- WHAT YOU NEED TO DO -
Examine the entries and show every line in which the word "draw" is found.

■ ■ ■

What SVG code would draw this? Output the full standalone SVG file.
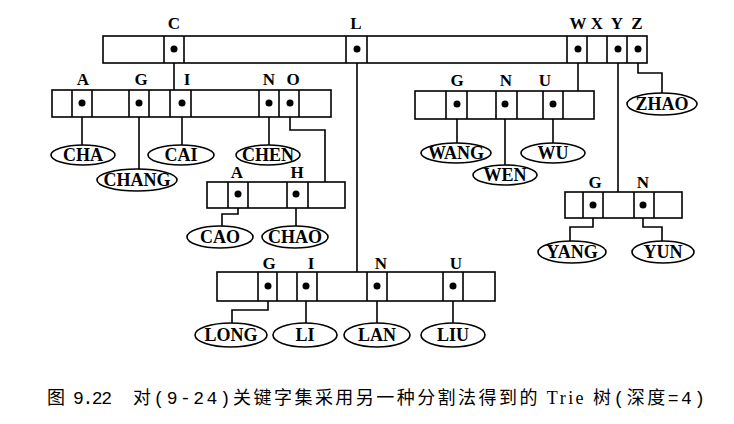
<svg xmlns="http://www.w3.org/2000/svg" width="734" height="424" viewBox="0 0 734 424">
<style>
.box{fill:#fff;stroke:#000;stroke-width:1.6}
.div{stroke:#000;stroke-width:1.6}
.dot{fill:#000}
.lbl{font-family:"Liberation Serif",serif;font-weight:bold;font-size:17px;text-anchor:middle;fill:#000}
.leaf{fill:#fff;stroke:#000;stroke-width:1.6}
.lt{font-family:"Liberation Serif",serif;font-weight:bold;font-size:18px;text-anchor:middle;fill:#000}
.con{fill:none;stroke:#000;stroke-width:1.6}
.cap{font-family:"Liberation Mono","Noto Sans CJK SC",monospace;font-size:18px;fill:#000}
.ser{font-family:"Liberation Serif",serif}
</style>
<rect width="734" height="424" fill="#fff"/>
<g id="connectors" class="con">
<path d="M174 49V90"/>
<path d="M357 49V272"/>
<path d="M578 49V91"/>
<path d="M618 49V192"/>
<path d="M638 49V73H662V93"/>
<path d="M82 103V145"/>
<path d="M139 103V169"/>
<path d="M182 103V145"/>
<path d="M269 103V145"/>
<path d="M290 103V130H325V182"/>
<path d="M238 194V214H222V226"/>
<path d="M296 194V226"/>
<path d="M457 104V143"/>
<path d="M505 104V165"/>
<path d="M553 104V143"/>
<path d="M593 205V227H570V241"/>
<path d="M643 205V227H662V241"/>
<path d="M268 286V310H232V323"/>
<path d="M306 286V323"/>
<path d="M377 286V323"/>
<path d="M453 286V323"/>
</g>
<g id="root">
<rect class="box" x="103" y="36" width="544" height="27"/>
<path class="div" d="M164 36V63M184 36V63M346 36V63M367 36V63M567 36V63M587 36V63M607 36V63M627 36V63"/>
<text class="lbl" x="174" y="29">C</text>
<text class="lbl" x="356" y="29">L</text>
<text class="lbl" x="578" y="29">W</text>
<text class="lbl" x="597" y="29">X</text>
<text class="lbl" x="617" y="29">Y</text>
<text class="lbl" x="637" y="29">Z</text>
<circle class="dot" cx="174" cy="49" r="3.5"/>
<circle class="dot" cx="357" cy="49" r="3.5"/>
<circle class="dot" cx="578" cy="49" r="3.5"/>
<circle class="dot" cx="618" cy="49" r="3.5"/>
<circle class="dot" cx="638" cy="49" r="3.5"/>
</g>
<g id="nodeC">
<rect class="box" x="52" y="90" width="279" height="27"/>
<path class="div" d="M72 90V117M92 90V117M129 90V117M149 90V117M170 90V117M191 90V117M259 90V117M279 90V117M299 90V117"/>
<text class="lbl" x="83" y="85">A</text>
<text class="lbl" x="141" y="85">G</text>
<text class="lbl" x="187" y="85">I</text>
<text class="lbl" x="269" y="85">N</text>
<text class="lbl" x="293" y="85">O</text>
<circle class="dot" cx="82" cy="103" r="3.5"/>
<circle class="dot" cx="139" cy="103" r="3.5"/>
<circle class="dot" cx="182" cy="103" r="3.5"/>
<circle class="dot" cx="269" cy="103" r="3.5"/>
<circle class="dot" cx="290" cy="103" r="3.5"/>
</g>
<g id="nodeCO">
<rect class="box" x="207" y="182" width="138" height="26"/>
<path class="div" d="M228 182V208M248 182V208M287 182V208M308 182V208"/>
<text class="lbl" x="237" y="178">A</text>
<text class="lbl" x="297" y="178">H</text>
<circle class="dot" cx="238" cy="194" r="3.5"/>
<circle class="dot" cx="296" cy="194" r="3.5"/>
</g>
<g id="nodeW">
<rect class="box" x="415" y="91" width="179" height="28"/>
<path class="div" d="M446 91V119M467 91V119M496 91V119M517 91V119M543 91V119M563 91V119"/>
<text class="lbl" x="457" y="86">G</text>
<text class="lbl" x="506" y="86">N</text>
<text class="lbl" x="545" y="86">U</text>
<circle class="dot" cx="457" cy="104" r="3.5"/>
<circle class="dot" cx="505" cy="104" r="3.5"/>
<circle class="dot" cx="553" cy="104" r="3.5"/>
</g>
<g id="nodeY">
<rect class="box" x="565" y="192" width="117" height="26"/>
<path class="div" d="M583 192V218M603 192V218M634 192V218M654 192V218"/>
<text class="lbl" x="595" y="188">G</text>
<text class="lbl" x="643" y="188">N</text>
<circle class="dot" cx="593" cy="205" r="3.5"/>
<circle class="dot" cx="643" cy="205" r="3.5"/>
</g>
<g id="nodeL">
<rect class="box" x="217" y="272" width="278" height="29"/>
<path class="div" d="M258 272V301M277 272V301M297 272V301M317 272V301M367 272V301M387 272V301M443 272V301M463 272V301"/>
<text class="lbl" x="269" y="269">G</text>
<text class="lbl" x="311" y="269">I</text>
<text class="lbl" x="381" y="269">N</text>
<text class="lbl" x="456" y="269">U</text>
<circle class="dot" cx="268" cy="286" r="3.5"/>
<circle class="dot" cx="306" cy="286" r="3.5"/>
<circle class="dot" cx="377" cy="286" r="3.5"/>
<circle class="dot" cx="453" cy="286" r="3.5"/>
</g>
<g id="CHA"><ellipse class="leaf" cx="83" cy="155" rx="32" ry="10"/><text class="lt" x="83" y="161">CHA</text></g>
<g id="CHANG"><ellipse class="leaf" cx="137" cy="180" rx="40" ry="11"/><text class="lt" x="137" y="186">CHANG</text></g>
<g id="CAI"><ellipse class="leaf" cx="181" cy="155" rx="33" ry="10"/><text class="lt" x="181" y="161">CAI</text></g>
<g id="CHEN"><ellipse class="leaf" cx="268" cy="155" rx="32" ry="10"/><text class="lt" x="268" y="161">CHEN</text></g>
<g id="CAO"><ellipse class="leaf" cx="220" cy="237" rx="33" ry="11"/><text class="lt" x="220" y="243">CAO</text></g>
<g id="CHAO"><ellipse class="leaf" cx="295" cy="237" rx="33" ry="11"/><text class="lt" x="295" y="243">CHAO</text></g>
<g id="WANG"><ellipse class="leaf" cx="456" cy="153" rx="35" ry="10"/><text class="lt" x="456" y="159">WANG</text></g>
<g id="WEN"><ellipse class="leaf" cx="505" cy="175" rx="32" ry="10"/><text class="lt" x="505" y="181">WEN</text></g>
<g id="WU"><ellipse class="leaf" cx="553" cy="153" rx="32" ry="10"/><text class="lt" x="553" y="159">WU</text></g>
<g id="ZHAO"><ellipse class="leaf" cx="662" cy="104" rx="35" ry="11"/><text class="lt" x="662" y="110">ZHAO</text></g>
<g id="YANG"><ellipse class="leaf" cx="572" cy="252" rx="34" ry="11"/><text class="lt" x="572" y="258">YANG</text></g>
<g id="YUN"><ellipse class="leaf" cx="663" cy="252" rx="31" ry="11"/><text class="lt" x="663" y="258">YUN</text></g>
<g id="LONG"><ellipse class="leaf" cx="231" cy="335" rx="36" ry="12"/><text class="lt" x="231" y="341">LONG</text></g>
<g id="LI"><ellipse class="leaf" cx="305" cy="335" rx="32" ry="12"/><text class="lt" x="305" y="341">LI</text></g>
<g id="LAN"><ellipse class="leaf" cx="377" cy="335" rx="33" ry="12"/><text class="lt" x="377" y="341">LAN</text></g>
<g id="LIU"><ellipse class="leaf" cx="453" cy="335" rx="32" ry="12"/><text class="lt" x="453" y="341">LIU</text></g>
<g id="caption">
<text class="cap" x="47" y="404" textLength="65" lengthAdjust="spacing">图 9.22</text>
<text class="cap" x="133" y="404" textLength="572" lengthAdjust="spacing">对(9-24)关键字集采用另一种分割法得到的<tspan class="ser"> Trie </tspan>树(深度=4)</text>
</g>
</svg>
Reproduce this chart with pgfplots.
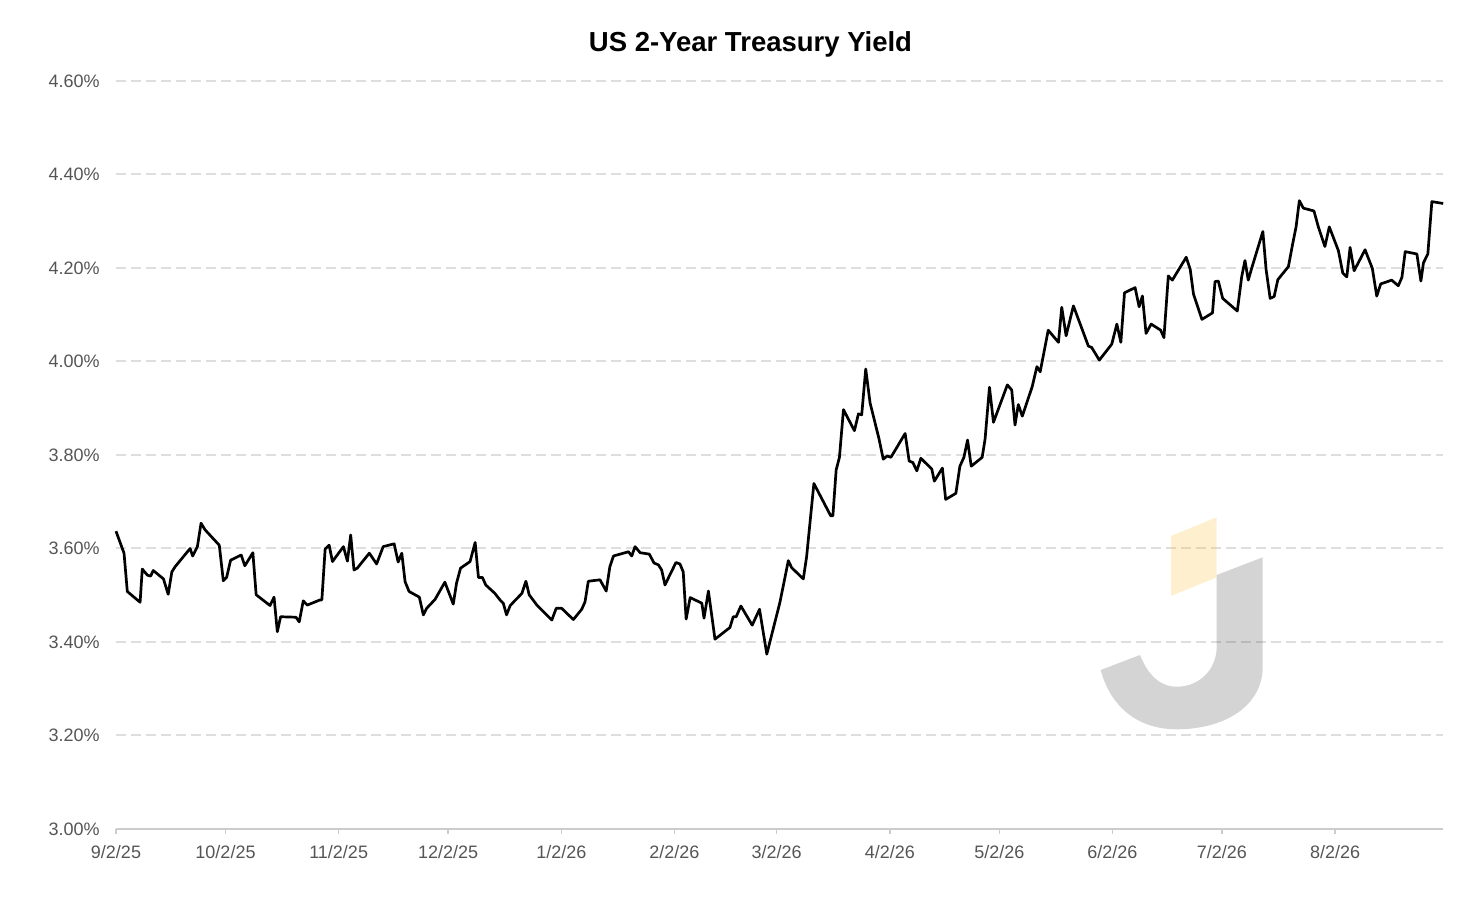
\documentclass[border=0pt]{standalone}
\usepackage{pgfplots}
\pgfplotsset{compat=1.18}
\usepackage{pgfplotstable}
\usepackage{fontspec}
\setmainfont{Liberation Sans}
\definecolor{ticktext}{HTML}{555555}
\definecolor{gridc}{HTML}{DEDEDE}
\definecolor{axisc}{HTML}{CCCCCC}
\definecolor{logogold}{RGB}{251,195,63}

% days since 9/2/25, yield in %
\pgfplotstableread{
d y
0.0 3.637
2.2 3.590
3.1 3.508
6.6 3.485
7.2 3.556
8.6 3.543
9.5 3.541
10.2 3.553
13.0 3.535
14.3 3.502
15.3 3.550
16.2 3.561
20.3 3.600
21.0 3.584
22.3 3.604
23.3 3.654
24.4 3.640
28.3 3.607
29.4 3.531
30.3 3.538
31.4 3.575
34.3 3.586
35.3 3.563
37.5 3.591
38.4 3.501
42.2 3.478
43.3 3.496
44.2 3.422
45.1 3.454
49.3 3.453
50.2 3.443
51.3 3.488
52.4 3.479
55.9 3.490
56.4 3.490
57.3 3.599
58.4 3.607
59.3 3.572
62.3 3.604
63.4 3.573
64.3 3.629
65.2 3.554
66.1 3.558
69.4 3.590
71.4 3.567
73.2 3.604
76.2 3.610
77.3 3.571
78.3 3.590
79.2 3.529
80.3 3.508
83.1 3.496
84.2 3.458
85.1 3.472
87.4 3.491
90.1 3.528
92.4 3.481
93.3 3.526
94.4 3.558
97.0 3.572
98.4 3.613
99.3 3.538
100.4 3.538
101.3 3.522
103.8 3.504
105.2 3.490
106.1 3.483
107.0 3.458
108.0 3.478
111.2 3.504
112.3 3.530
113.2 3.501
115.3 3.479
119.4 3.447
120.6 3.472
122.1 3.472
125.3 3.448
127.6 3.470
128.5 3.486
129.4 3.530
132.6 3.533
134.3 3.509
135.3 3.561
136.3 3.584
140.4 3.593
141.3 3.584
142.2 3.604
143.6 3.591
146.1 3.588
147.4 3.569
148.6 3.565
149.5 3.554
150.4 3.522
153.4 3.570
154.5 3.567
155.4 3.550
156.2 3.449
157.3 3.495
160.5 3.483
161.1 3.451
162.3 3.509
164.1 3.406
168.2 3.431
169.1 3.454
169.9 3.454
171.2 3.477
174.3 3.436
176.3 3.470
178.3 3.374
181.9 3.485
184.2 3.574
185.1 3.559
188.3 3.535
189.2 3.582
191.2 3.739
195.8 3.670
196.4 3.670
197.3 3.768
198.2 3.795
199.3 3.897
202.3 3.852
203.4 3.888
204.3 3.886
205.4 3.984
206.6 3.911
209.0 3.836
210.2 3.791
211.3 3.798
212.3 3.795
216.2 3.846
217.3 3.787
218.3 3.784
219.4 3.766
220.5 3.793
223.5 3.770
224.2 3.744
226.4 3.772
227.3 3.705
230.1 3.718
231.2 3.776
232.3 3.795
233.3 3.832
234.3 3.776
237.3 3.795
238.1 3.834
239.3 3.945
240.4 3.870
244.2 3.950
245.4 3.939
246.3 3.864
247.2 3.908
248.3 3.883
251.0 3.946
252.3 3.989
253.2 3.978
255.4 4.067
258.2 4.041
259.1 4.116
260.3 4.055
262.3 4.119
266.4 4.033
267.3 4.030
269.4 4.003
272.8 4.037
274.2 4.080
275.3 4.041
276.3 4.147
279.2 4.158
280.3 4.117
281.2 4.140
282.2 4.060
283.6 4.080
286.2 4.067
287.1 4.051
288.3 4.183
289.4 4.174
293.2 4.223
294.3 4.197
295.2 4.144
297.5 4.090
300.4 4.104
301.1 4.171
302.0 4.172
303.2 4.135
307.2 4.108
308.4 4.181
309.3 4.216
310.2 4.174
311.2 4.201
314.2 4.278
315.1 4.196
316.2 4.135
317.3 4.139
318.3 4.175
321.2 4.203
322.4 4.253
323.3 4.288
324.2 4.344
325.3 4.328
328.2 4.322
329.4 4.288
331.2 4.246
332.4 4.288
334.9 4.237
336.1 4.189
337.2 4.181
338.1 4.244
339.2 4.194
342.2 4.239
344.2 4.199
345.4 4.140
346.5 4.166
349.5 4.174
351.3 4.162
352.3 4.180
353.2 4.235
356.4 4.230
357.5 4.172
358.2 4.211
359.4 4.230
360.5 4.342
363.6 4.338
}\yielddata

\begin{document}
\begin{tikzpicture}
\path[use as bounding box] (-58pt,-40.5pt) rectangle (684pt,414.5pt);
\begin{axis}[
  at={(0pt,0pt)}, anchor=south west,
  scale only axis, width=663.65pt, height=374pt,
  xmin=0, xmax=363.64, ymin=3.0, ymax=4.6,
  axis x line*=bottom, axis y line*=left,
  x axis line style={draw=axisc, line width=0.75pt},
  y axis line style={draw=none},
  xtick={0,30,61,91,122,153,181,212,242,273,303,334},
  xticklabels={9/2/25,10/2/25,11/2/25,12/2/25,1/2/26,2/2/26,3/2/26,4/2/26,5/2/26,6/2/26,7/2/26,8/2/26},
  ytick={3.0,3.2,3.4,3.6,3.8,4.0,4.2,4.4,4.6},
  yticklabels={3.00\%,3.20\%,3.40\%,3.60\%,3.80\%,4.00\%,4.20\%,4.40\%,4.60\%},
  tick align=outside,
  xtick style={draw=axisc, line width=0.75pt},
  major tick length=2.5pt,
  ytick style={draw=none},
  ymajorgrids,
  grid style={draw=gridc, line width=1pt, dash pattern=on 5pt off 2.5pt},
  xticklabel style={font=\fontsize{9}{11}\selectfont, text=ticktext, inner sep=0pt, anchor=north, yshift=-5.5pt},
  yticklabel style={font=\fontsize{9}{11}\selectfont, text=ticktext, inner sep=0pt, anchor=east, xshift=-5.5pt},
  clip=false,
]
\addplot[black, line width=1.35pt, line join=round] table[x=d, y=y] {\yielddata};
\end{axis}
% watermark logo
\fill[logogold, opacity=0.25] (527.5pt,146.5pt) -- (550.35pt,155.85pt) -- (550.35pt,125.85pt) -- (527.5pt,116.5pt) -- cycle;
\fill[black!68, opacity=0.25] (550.35pt,127pt) -- (573.35pt,135.85pt) -- (573.35pt,81.15pt)
  .. controls (573.35pt,62pt) and (555pt,49.85pt) .. (530.35pt,49.85pt)
  .. controls (510pt,49.85pt) and (497pt,62pt) .. (492.35pt,79.5pt)
  -- (512pt,87pt)
  .. controls (516pt,77pt) and (522pt,71.15pt) .. (530.35pt,71.15pt)
  .. controls (542pt,71.15pt) and (550.35pt,80pt) .. (550.35pt,91.15pt) -- cycle;
% title
\node[anchor=base, inner sep=0pt, font=\bfseries\fontsize{13.75}{16}\selectfont] at (317.25pt,388.5pt) {US 2-Year Treasury Yield};
\end{tikzpicture}
\end{document}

■ ■ ■

- RESULT OF THE EXERCISE -
What SVG code would draw this? Output the full standalone SVG file.
  x axis line style={draw=axisc, line width=0.75pt},
  y axis line style={draw=none},
  xtick style={draw=axisc, line width=0.75pt},
  ytick style={draw=none},
  grid style={draw=gridc, line width=1pt, dash pattern=on 5pt off 2.5pt},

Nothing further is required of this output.